4. Demonstrate or whiteboard how transactions work in a package.
If transactions are enabled on your package and tasks then when the package fails it will rollback everything that occurred during the package. First make sure MSDTC (Microsoft Distributed Transaction Coordinator) is enabled in the Control Panel -> Administrative Tools -> Component Services. Transactions must be enabled not only on the package level but also on each task you want included as part of the transaction. To have the entire package in a transaction set TransactionOption at the package level to Required and each task to Supported.
5. If you have a package that runs fine in Business Intelligence Development Studio (BIDS) but fails when running from a SQL Agent Job what would be your first guess on what the problem is?
The account that runs SQL Agent Jobs likely doesn’t have the needed permissions for one of the connections in your package. Either elevate the account permissions or create a proxy account.
To create a proxy account you need to first create new credentials with the appropriate permissions. Next assign those credentials to a proxy account. When you run the job now you will select Run As the newly created proxy account.
6. What techniques would you consider to add auditing to your packages? You’re required to log when a package fails and how many rows were extracted and loaded in your sources and destinations.
I like to create a database that is designated for package auditing. Track row counts coming from a source and which actually make it to a destination. Row counts and package execution should be all in one location and then optionally report off that database.
There are also third party tools that can accomplish this for you (Pragmatic Works BI xPress).
7. What techniques would you consider to add notification to your packages? You’re required to send emails to essential staff members immediately after a package fails.
This could either be set in the SQL Agent when the package runs or actually inside the package you could add a Send Mail Task in the Event Handlers to notify when a package fails.

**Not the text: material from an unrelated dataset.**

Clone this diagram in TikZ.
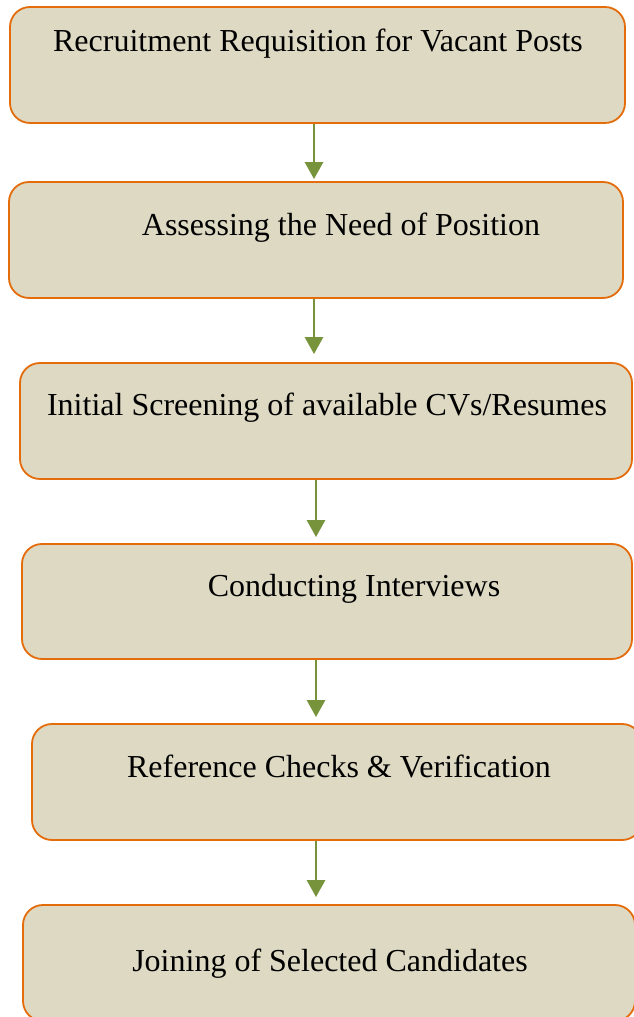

8. Demonstrate or whiteboard techniques you would use to for CDC (Change Data Capture)? Tell how you would write a package that loads data but first detects if the data already exists, exists but has changes, or is brand new data for a destination.
If for some reason you’ve avoided using a whiteboard to show your ideas to this point then make sure you start on this question! For small amounts of data I may use the Slowly Changing Dimension.
More often than not the data is too large to use in such a slow transform. I prefer to do a lookup on the key of the target table and rows that don’t match are obviously new rows that can be inserted. If they do match it’s possible they are updates or duplicates. Determine this by using a conditional split comparing rows from the target to incoming rows. Send updates to a staging table that can then be updated in an Execute SQL Task.
Explain that putting updates in a staging table instead of updating using the OLE DB Command is much better for performance because the Execute SQL Task performs a bulk operation.
9. Explain what breakpoints are and how you would use them.
Breakpoints put pauses in your package. It’s a great tool for debugging a package because you can place a breakpoint on a task and it will pause the package based on execution events.
A reason in which I have used breakpoints is when I have a looping container and I want to see how my variables are changed by the loop. I would place a watch window on the package and type the variable name in. Set a break point on the container the stop after each iteration of the loop.
very nice qa....
bharath reddy vasireddy
Very useful post.
Thanks Devin. Please put more.
Just to say some thing regarding question "Would you consider it a best practice to create a configuration file for each connection manager or one for the entire package? "
I will say, we should use only one file, because it will be easy to manage. Secondly, if there are variables which are not common in two packages, you can still put all the variables in one file.
So file will contain Common Variables of 1st and 2nd Package + Uncommon Variables of 1st Package + Uncommon Variables of 2nd Package. And it works
regarding "how checkpoints work in a package."
We shouldnt have two or more seperate source to target mapping in one data flow task. Otherwise whole idea of check points will useless.